→ Given information

--

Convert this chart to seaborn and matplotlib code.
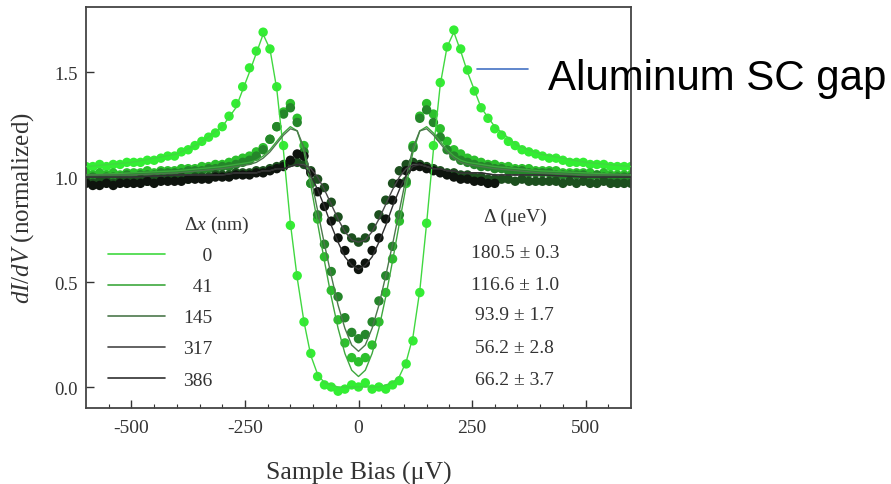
import numpy as np
import pandas as pd
import matplotlib
matplotlib.use("Agg")
import matplotlib.pyplot as plt
import seaborn as sns
from matplotlib.lines import Line2D

# ---------------- data ----------------
bias = np.arange(-600, 601, 15)  # sample bias grid (uV)

didv_0nm = [1.05, 1.05, 1.06, 1.05, 1.06, 1.06, 1.07, 1.07, 1.07, 1.08,
            1.08, 1.09, 1.10, 1.10, 1.12, 1.13, 1.15, 1.17, 1.19, 1.21,
            1.24, 1.29, 1.35, 1.43, 1.52, 1.60, 1.69, 1.61, 1.43, 1.15,
            0.77, 0.53, 0.31, 0.16, 0.05, 0.01, 0.00, -0.02, -0.01, 0.01,
            0.00,
            0.02, -0.01, 0.00, -0.01, 0.01, 0.03, 0.11, 0.22, 0.45, 0.78,
            1.15, 1.45, 1.62, 1.70, 1.61, 1.51, 1.41, 1.33, 1.28, 1.23,
            1.20, 1.17, 1.15, 1.13, 1.12, 1.11, 1.10, 1.09, 1.09, 1.08,
            1.07, 1.07, 1.07, 1.06, 1.06, 1.06, 1.05, 1.05, 1.05, 1.05]

didv_41nm = [1.02, 1.01, 1.02, 1.01, 1.02, 1.01, 1.02, 1.02, 1.02, 1.03,
             1.02, 1.03, 1.03, 1.03, 1.04, 1.04, 1.04, 1.05, 1.05, 1.06,
             1.06, 1.07, 1.08, 1.09, 1.10, 1.12, 1.14, 1.18, 1.24, 1.31,
             1.35, 1.28, 1.15, 0.97, 0.80, 0.62, 0.46, 0.32, 0.21, 0.14,
             0.12,
             0.14, 0.20, 0.31, 0.45, 0.61, 0.79, 0.97, 1.15, 1.29, 1.35,
             1.30, 1.23, 1.17, 1.13, 1.11, 1.09, 1.08, 1.07, 1.06, 1.06,
             1.05, 1.05, 1.04, 1.04, 1.04, 1.03, 1.03, 1.03, 1.03, 1.02,
             1.02, 1.02, 1.02, 1.02, 1.01, 1.02, 1.01, 1.01, 1.01, 1.01]

didv_145nm = [0.99, 1.00, 0.99, 1.00, 1.00, 1.00, 1.01, 1.00, 1.01, 1.01,
              1.01, 1.02, 1.02, 1.02, 1.02, 1.03, 1.03, 1.03, 1.04, 1.04,
              1.05, 1.05, 1.06, 1.07, 1.08, 1.10, 1.13, 1.18, 1.24, 1.30,
              1.33, 1.26, 1.12, 0.97, 0.82, 0.68, 0.55, 0.43, 0.33, 0.26,
              0.23,
              0.25, 0.31, 0.41, 0.53, 0.67, 0.82, 0.98, 1.14, 1.28, 1.32,
              1.26, 1.19, 1.13, 1.10, 1.08, 1.07, 1.06, 1.05, 1.05, 1.04,
              1.04, 1.03, 1.03, 1.03, 1.02, 1.02, 1.02, 1.02, 1.01, 1.01,
              1.01, 1.01, 1.01, 1.00, 1.01, 1.00, 1.00, 1.00, 1.00, 1.00]

didv_317nm = [0.98, 0.97, 0.98, 0.98, 0.97, 0.98, 0.98, 0.98, 0.99, 0.98,
              0.99, 0.99, 0.99, 0.99, 1.00, 0.99, 1.00, 1.00, 1.00, 1.01,
              1.01, 1.01, 1.02, 1.02, 1.02, 1.03, 1.03, 1.04, 1.05, 1.06,
              1.07, 1.07, 1.06, 1.03, 0.99, 0.95, 0.88, 0.81, 0.75, 0.71,
              0.69,
              0.71, 0.76, 0.82, 0.89, 0.97, 1.03, 1.06, 1.07, 1.06, 1.05,
              1.04, 1.03, 1.02, 1.02, 1.01, 1.01, 1.00, 1.00, 0.99, 0.99,
              0.99, 0.99, 0.98, 0.99, 0.98, 0.98, 0.98, 0.98, 0.98, 0.97,
              0.98, 0.97, 0.98, 0.97, 0.97, 0.98, 0.97, 0.97, 0.97, 0.97]

didv_386nm = [0.97, 0.96, 0.96, 0.97, 0.96, 0.97, 0.97, 0.97, 0.97, 0.98,
              0.97, 0.98, 0.98, 0.98, 0.98, 0.99, 0.99, 0.99, 0.99, 1.00,
              1.00, 1.00, 1.01, 1.01, 1.01, 1.02, 1.02, 1.03, 1.04, 1.05,
              1.08, 1.11, 1.10, 1.02, 0.93, 0.86, 0.79, 0.71, 0.65, 0.59,
              0.56,
              0.59, 0.65, 0.71, 0.80, 0.89, 0.97, 1.03, 1.05, 1.05, 1.04,
              1.03, 1.02, 1.01, 1.00, 0.99, 0.99, 0.98, 0.98, 0.97, 0.97,
              np.nan, np.nan, np.nan, np.nan, np.nan, np.nan, np.nan, np.nan, np.nan, np.nan,
              np.nan, np.nan, np.nan, np.nan, np.nan, np.nan, np.nan, np.nan, np.nan, np.nan]

fit_bias = [-600, -500, -400, -350, -300, -270, -240, -225, -210, -195,
            -180, -165, -150, -135, -120, -105, -90, -75, -60, -45,
            -30, -15, 0,
            15, 30, 45, 60, 75, 90, 105, 120, 135, 150,
            165, 180, 195, 210, 225, 240, 270, 300, 350, 400,
            500, 600]

fit_0nm = [1.05, 1.07, 1.11, 1.16, 1.24, 1.33, 1.50, 1.59, 1.68, 1.61,
           1.42, 1.12, 0.78, 0.52, 0.31, 0.15, 0.06, 0.02, 0.01, 0.00,
           0.00, 0.00, 0.00,
           0.00, 0.00, 0.00, 0.01, 0.02, 0.05, 0.12, 0.24, 0.46, 0.78,
           1.13, 1.44, 1.62, 1.69, 1.60, 1.50, 1.33, 1.24, 1.15, 1.11,
           1.07, 1.05]
fit_41nm = [1.01, 1.02, 1.03, 1.04, 1.05, 1.06, 1.07, 1.08, 1.10, 1.13,
            1.17, 1.21, 1.24, 1.22, 1.12, 0.96, 0.78, 0.60, 0.43, 0.28,
            0.16, 0.08, 0.05,
            0.08, 0.16, 0.28, 0.43, 0.60, 0.78, 0.96, 1.12, 1.22, 1.24,
            1.21, 1.17, 1.13, 1.10, 1.08, 1.07, 1.06, 1.05, 1.04, 1.03,
            1.02, 1.01]
fit_145nm = [1.01, 1.01, 1.02, 1.03, 1.04, 1.05, 1.06, 1.07, 1.09, 1.12,
             1.16, 1.20, 1.23, 1.22, 1.14, 1.00, 0.84, 0.68, 0.53, 0.39,
             0.28, 0.20, 0.17,
             0.20, 0.28, 0.39, 0.53, 0.68, 0.84, 1.00, 1.14, 1.22, 1.23,
             1.20, 1.16, 1.12, 1.09, 1.07, 1.06, 1.05, 1.04, 1.03, 1.02,
             1.01, 1.01]
fit_317nm = [1.00, 1.00, 1.01, 1.01, 1.01, 1.02, 1.02, 1.02, 1.03, 1.03,
             1.04, 1.04, 1.05, 1.06, 1.06, 1.04, 1.00, 0.94, 0.87, 0.80,
             0.74, 0.70, 0.69,
             0.70, 0.74, 0.80, 0.87, 0.94, 1.00, 1.04, 1.06, 1.06, 1.05,
             1.04, 1.04, 1.03, 1.03, 1.02, 1.02, 1.02, 1.01, 1.01, 1.01,
             1.00, 1.00]
fit_386nm = [1.00, 1.00, 1.01, 1.01, 1.01, 1.02, 1.02, 1.02, 1.03, 1.03,
             1.04, 1.04, 1.05, 1.06, 1.05, 1.01, 0.94, 0.86, 0.77, 0.69,
             0.62, 0.58, 0.56,
             0.58, 0.62, 0.69, 0.77, 0.86, 0.94, 1.01, 1.05, 1.06, 1.05,
             1.04, 1.04, 1.03, 1.03, 1.02, 1.02, 1.02, 1.01, 1.01, 1.01,
             1.00, 1.00]

dx_labels = ["0", "41", "145", "317", "386"]
gap_labels = ["180.5 \u00b1 0.3", "116.6 \u00b1 1.0", "93.9 \u00b1 1.7",
              "56.2 \u00b1 2.8", "66.2 \u00b1 3.7"]
x_ticks = [-500, -250, 0, 250, 500]
y_ticks = [0.0, 0.5, 1.0, 1.5]

# ---------------- build tables ----------------
data_series = [didv_0nm, didv_41nm, didv_145nm, didv_317nm, didv_386nm]
fit_series = [fit_0nm, fit_41nm, fit_145nm, fit_317nm, fit_386nm]

df = pd.concat([pd.DataFrame({"bias": bias, "didv": s, "dx": lab})
                for s, lab in zip(data_series, dx_labels)], ignore_index=True).dropna()
fdf = pd.concat([pd.DataFrame({"bias": fit_bias, "didv": s, "dx": lab})
                 for s, lab in zip(fit_series, dx_labels)], ignore_index=True)

data_colors = ["#33ee33", "#2cc02c", "#25862a", "#1c4f1e", "#0e140e"]
fit_colors = ["#40d840", "#3ea83e", "#4c784c", "#484848", "#303030"]

# ---------------- style ----------------
sns.set_style("ticks")
plt.rcParams["font.family"] = ["Liberation Serif", "DejaVu Serif"]
plt.rcParams["mathtext.fontset"] = "custom"
plt.rcParams["mathtext.rm"] = "Liberation Serif"
plt.rcParams["mathtext.it"] = "Liberation Serif:italic"

fig = plt.figure(figsize=(8.91, 4.85), dpi=100)
ax = fig.add_axes([86 / 891, 76 / 485, 545 / 891, 401 / 485])

sns.scatterplot(data=df, x="bias", y="didv", hue="dx", hue_order=dx_labels,
                palette=data_colors, s=46, linewidth=0, alpha=1.0,
                legend=False, ax=ax, zorder=2)
sns.lineplot(data=fdf, x="bias", y="didv", hue="dx", hue_order=dx_labels,
             palette=fit_colors, linewidth=1.0, sort=True, estimator=None,
             legend=False, ax=ax, zorder=3)

ax.set_xlim(-600, 600)
ax.set_ylim(-0.1, 1.81)
ax.set_xticks(x_ticks)
ax.set_xticklabels([str(t) for t in x_ticks])
ax.set_xticks(np.arange(-550, 600, 50), minor=True)
ax.set_yticks(y_ticks)
ax.set_yticklabels([f"{t:.1f}" for t in y_ticks])
ax.tick_params(axis="x", which="major", direction="in", length=6, width=1,
               pad=8, labelsize=14, colors="#333333")
ax.tick_params(axis="x", which="minor", direction="in", length=3, width=0.8,
               colors="#333333")
ax.tick_params(axis="y", which="major", direction="in", length=6, width=1,
               pad=6, labelsize=13.5, colors="#333333")
for sp in ax.spines.values():
    sp.set_visible(True)
    sp.set_color("#444444")
    sp.set_linewidth(1.3)

ax.set_xlabel("Sample Bias (\u03bcV)", fontsize=18.5, color="#333333", labelpad=18)
ax.set_ylabel(r"$dI/dV$ (normalized)", fontsize=18, color="#333333", labelpad=13)

# legend for distance
handles = [Line2D([0], [0], color=c, lw=1.2) for c in fit_colors]
lab_pad = ["\u2007\u20070", "\u200741", "145", "317", "386"]
leg = ax.legend(handles, lab_pad, loc="upper left", bbox_to_anchor=(0.040, 0.402),
                frameon=False, fontsize=14, handlelength=2.94, handletextpad=0.93,
                labelspacing=0.69, borderpad=0, borderaxespad=0)
for t in leg.get_texts():
    t.set_color("#333333")

ax.text(0.239, 0.459, r"$\Delta x$ (nm)", transform=ax.transAxes, ha="center",
        va="center", fontsize=14, color="#333333")
ax.text(0.787, 0.479, "\u0394 (\u03bceV)", transform=ax.transAxes, ha="center",
        va="center", fontsize=14, color="#333333")
gap_y = [0.389, 0.309, 0.232, 0.152, 0.072]
for yy, g in zip(gap_y, gap_labels):
    ax.text(0.787, yy, g, transform=ax.transAxes, ha="center", va="center",
            fontsize=14, color="#333333")

# annotation outside
fig.add_artist(Line2D([477 / 891, 528 / 891], [1 - 70 / 485, 1 - 70 / 485],
                      color="#4472c4", lw=1.2, transform=fig.transFigure))
txt = fig.text(548 / 891, 1 - 90 / 485, "Aluminum SC gap",
               family=["Liberation Sans Narrow", "Liberation Sans"],
               fontsize=30, color="black", ha="left", va="baseline")
fig.canvas.draw()
w = txt.get_window_extent().width
txt.set_fontsize(30 * 338 / w)

fig.savefig("out.png", dpi=100)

--

→ Aim
Reproduce each line of the material containing the word "seaborn".

→ In response
Convert this chart to seaborn and matplotlib code.
import seaborn as sns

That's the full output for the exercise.